Even after the artist expanded his practice from watercolour to oil in the 1810s, the landscape of Cumberland and Westmoreland remained a favourite subject. In semi-retirement from around 1818 he even leased a farm near the village of Patterdale at the head of Ullswater, and after his migration to Australia in 1831 named his Van Diemen’s Land pastoral property 'Patterdale Farm'.

The present painting is highly characteristic of the artist's mature work, not only by virtue of its subject matter but also in its somewhat conventional (indeed, by the 1820s, even retardetaire) Claudian composition as well as in its delicate gloaming light, with associated roseate clouds and sun-gilt waters. In the 'landscape chiaroscuro' darkness of the foreground, the close attention to bracken and other ground cover and the split-brush treatment of arboreal foliage are typical, as is the staffage of peasants, goats and the artist's omnipresent cows.
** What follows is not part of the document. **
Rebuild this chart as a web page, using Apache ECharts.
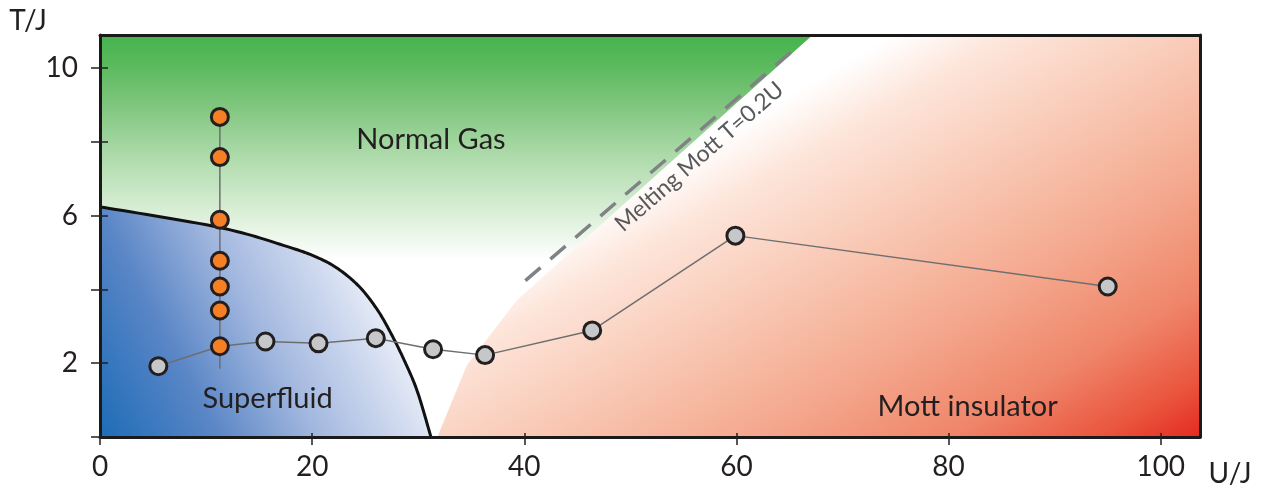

To date it has not been possible to connect this work securely to documented pictures, but Glover exhibited two versions of Ullswater, from Gobray Park in his self-managed Bond Street solo exhibitions of 1822–24, one of these (or another) with the newly-established Society of British Artists in 1824, and again (or another) in his pre-emigration sale of 1831.

We are grateful to Ass. Prof. David Hansen, Centre for Art History and Art Theory, Australian National University, for providing this catalogue entry. Professor Hansen is the author of John Glover and the Colonial Picturesque, Hobart: Tasmanian Museum and Art Gallery, 2003.